Michael White’s classical & jazz news: Brian Elias; Valerie Solti; Marcus du Sautoy

Thursday, 22nd April 2021 — By Michael White

Brian Elias

Brian Elias

QUIETLY conscientious, unsensational composers aren’t the ones who generate attention, but they sometimes get their due acknowledgement. And an example is Brian Elias who, this Saturday, gets his own day at Wigmore Hall – with concerts livestreamed at 11.30am and 3pm (there’ll be no audience present) and access to an evocative documentary made about his life by the celebrated film-maker Barrie Gavin.

Born in India to Iraqi-Jewish parents but discreetly resident for many years just off the Finchley Road, Elias flourished through the 1980s/90s with high-profile scores like his Royal Ballet commission The Judas Tree and pieces at the Proms.
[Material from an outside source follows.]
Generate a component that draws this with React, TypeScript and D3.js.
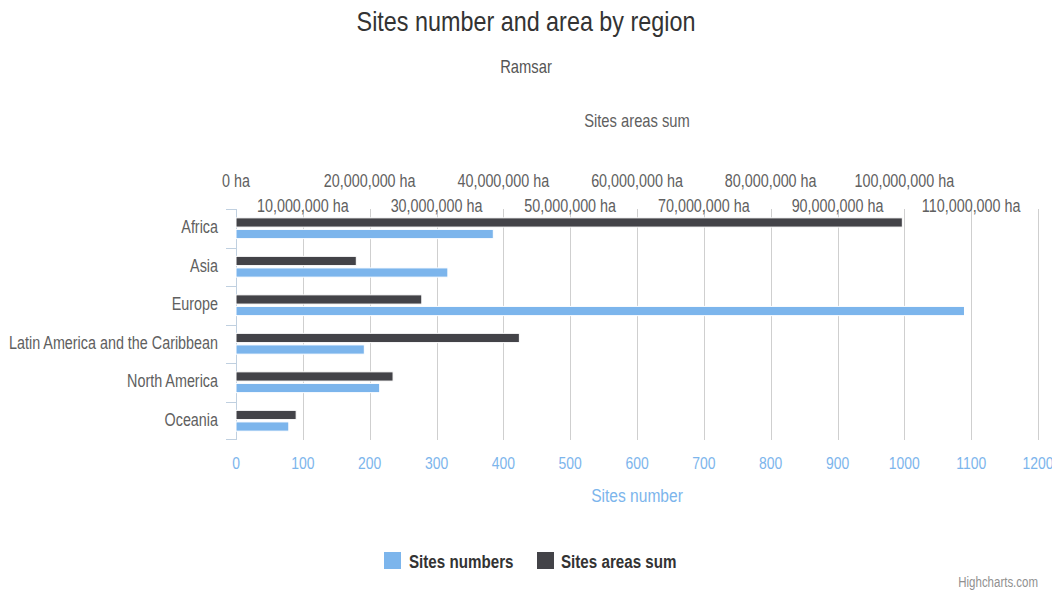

But his output is painstakingly careful, which makes new works few and far between.

The music for his Wigmore Day has been self-chosen to give, he says, “a rounded picture of my work, but also with a view to what people may find interesting. All my life I’ve tried to be someone who writes with integrity, and I hope that comes across.”

Alongside his own scores are works by Ravel (“whose sound-world has always been inspirational to me”) and Elizabeth Lutyens (“who I used to visit for lessons when she lived in Belsize Park: a formidable character and probably the first woman in Britain to make her living by writing music”).

Poignantly, there will also be a piece written by Elias for the soprano Jane Manning who died on March 31. A brilliantly mercurial, fast-talking, larger-than-life figure (based in Islington), Jane presided over the world of tough contemporary music singing for decades. And how we’ll miss her.

Access to the Brian Elias Day is free, via the Wigmore’s YouTube site. And so is access to the film – though you need to email boxoffice@wigmore-hall.org.uk to get a link.

Another recent death – on the same day as Jane’s and equally sad – was that of Valerie Solti: widow of the conductor Sir Georg, but someone of significance in her own right who tirelessly championed musical causes, and gave young performers a platform at the concerts she hosted in her Primrose Hill house.

I was privileged to have known her and enjoyed her company on memorable trips abroad. She had disarming elegance and beauty, right through to her 80s. And she was a good soul: generous, kind, funny – with a fund of riotous stories, not the least of them being a much-told account of how she met her husband in the 1960s.

She was a TV presenter, sent to interview him in his hotel room at the Savoy. He came to the door in a state of undress, asking her to help him find his socks. And by the time the interview was over, they were virtually engaged.

• If you’ve ever wondered why a Stradivarius sounds better than a modern violin, there’s no straightforward answer. But it’s down to maths as well as music, and the mathematician Marcus du Sautoy attempts an explanation in a lecture/concert filmed in Oxford’s Sheldonian Theatre with the Oxford Philharmonic Orchestra. The music is Rameau and Bach (including his double violin concerto), and it’s all freely accessible on the OP’s YouTube site. Watch, listen, learn – and understand why Strads change hands for $16million.